Regarding my dataset, it is a publicly available facial expression dataset hosted on GitHub, it is not well balanced due to the nature of the context.

ptrblck · August 10, 2019, 1:48pm

Thanks for the information!
Since you are applying F.log_softmax, you should use nn.NLLLoss as the criterion.

talhak · August 10, 2019, 1:52pm

Not at all, thanks for the feedback. Fair enough, but actually I am testing various loss functions in order to reveal if I might improve the accuracy. So, when using nn.CrossEntropyLoss, should I directly return the output of the FC layers as the last command of the forward function?

ptrblck · August 10, 2019, 1:55pm

nn.CrossEntropyLoss expects logits, so you should return the output of the last layer without any non-linearity.
However, internally nn.CrossEntropyLoss will apply F.log_softmax and nn.NLLLoss as seen here, so you would get the same results.

talhak · August 10, 2019, 2:28pm

Last question, what could be the reason for achieving a high loss despite a good accuracy when using nn.NLLLoss? For the same dataset, the average loss is 46.84 despite the accuracy is 84.19%. And the result does not improve through the epochs - even decreases. I have played around the hyper-parameters and tried different optimizers through the recommendations available on the Internet, but nothing was significantly changed.

ptrblck · August 10, 2019, 2:45pm

Your model might be overfitting to the majority class and thus not learning anything useful.
Could you check your class distribution and see if the majority class occurs approx. In 84% of all cases?
Also check the prediction for unique values.

If you see that the class imbalance might be the reason for this issue, you could use a WeightedRandomSampler or pass class weights to your loss function to counter this effect.

talhak · August 10, 2019, 3:20pm

I see, just integrated the proposed method on another topic here to use WeightedRandomSampler and will post the result here when the training and test phases are completed. Between, could you recommend any utility function to check the class distribution and the prediction for unique values?

ptrblck · August 10, 2019, 4:03pm

I would store the targets in a tensor and call .unique(return_counts=True) on it.

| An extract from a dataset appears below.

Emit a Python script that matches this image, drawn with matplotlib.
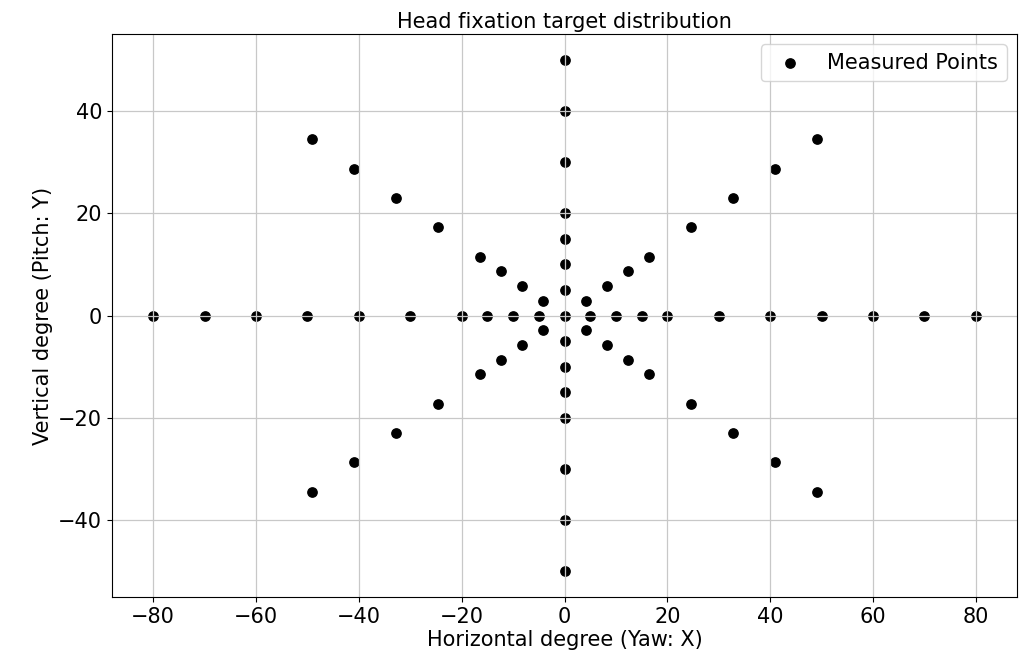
import matplotlib
matplotlib.use("Agg")
import matplotlib.pyplot as plt

# Horizontal axis points (pitch 0)
h_x = [-80, -70, -60, -50, -40, -30, -20, -15, -10, -5, 0, 5, 10, 15, 20, 30, 40, 50, 60, 70, 80]
h_y = [0] * len(h_x)

# Vertical axis points (yaw 0)
v_y = [-50, -40, -30, -20, -15, -10, -5, 5, 10, 15, 20, 30, 40, 50]
v_x = [0] * len(v_y)

# Diagonal points
d_x = [49.1, 41.0, 32.8, 24.6, 16.4, 12.3, 8.2, 4.1,
       -49.1, -41.0, -32.8, -24.6, -16.4, -12.3, -8.2, -4.1,
       49.1, 41.0, 32.8, 24.6, 16.4, 12.3, 8.2, 4.1,
       -49.1, -41.0, -32.8, -24.6, -16.4, -12.3, -8.2, -4.1]
d_y = [34.4, 28.7, 22.9, 17.2, 11.5, 8.6, 5.7, 2.9,
       34.4, 28.7, 22.9, 17.2, 11.5, 8.6, 5.7, 2.9,
       -34.4, -28.7, -22.9, -17.2, -11.5, -8.6, -5.7, -2.9,
       -34.4, -28.7, -22.9, -17.2, -11.5, -8.6, -5.7, -2.9]

xs = h_x + v_x + d_x
ys = h_y + v_y + d_y

fig = plt.figure(figsize=(10.25, 6.55), dpi=100)
ax = fig.add_axes([112/1025, 1 - 597/655, (1017-112)/1025, (597-34)/655])
ax.scatter(xs, ys, color='black', s=45, label='Measured Points')
ax.grid(True, color='#c8c8c8', linewidth=0.9)
ax.set_xticks([-80, -60, -40, -20, 0, 20, 40, 60, 80])
ax.set_yticks([-40, -20, 0, 20, 40])
ax.tick_params(labelsize=15)
ax.set_xlabel('Horizontal degree (Yaw: X)', fontsize=15, labelpad=2)
ax.set_ylabel('Vertical degree (Pitch: Y)', fontsize=15)
ax.set_title('Head fixation target distribution', fontsize=15, pad=4)
ax.legend(fontsize=15, loc='upper right')
fig.savefig('out.png', dpi=100)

The same would work for the predictions (use torch.argmax(output, 1) to get the class predictions).

talhak · August 11, 2019, 5:10am

When I use WeightedRandomSampler or the one published on GitHub named imbalanced-dataset-sampler, the average loss was decreased a lot (now it is ~2), but the accuracy was decreased dramatically as well, which was ~50%, and now is ~2.50%. So, is the only solution simply skipping the used dataset since it is imbalanced, and samplers do not work well?

ptrblck · August 11, 2019, 11:06am

Balancing the dataset should trace the accuracy of the majority class for an increase in the accuracy of the minority classes.
I’ve created a tutorial a while ago here, which is quite old by now, but might give you some insight.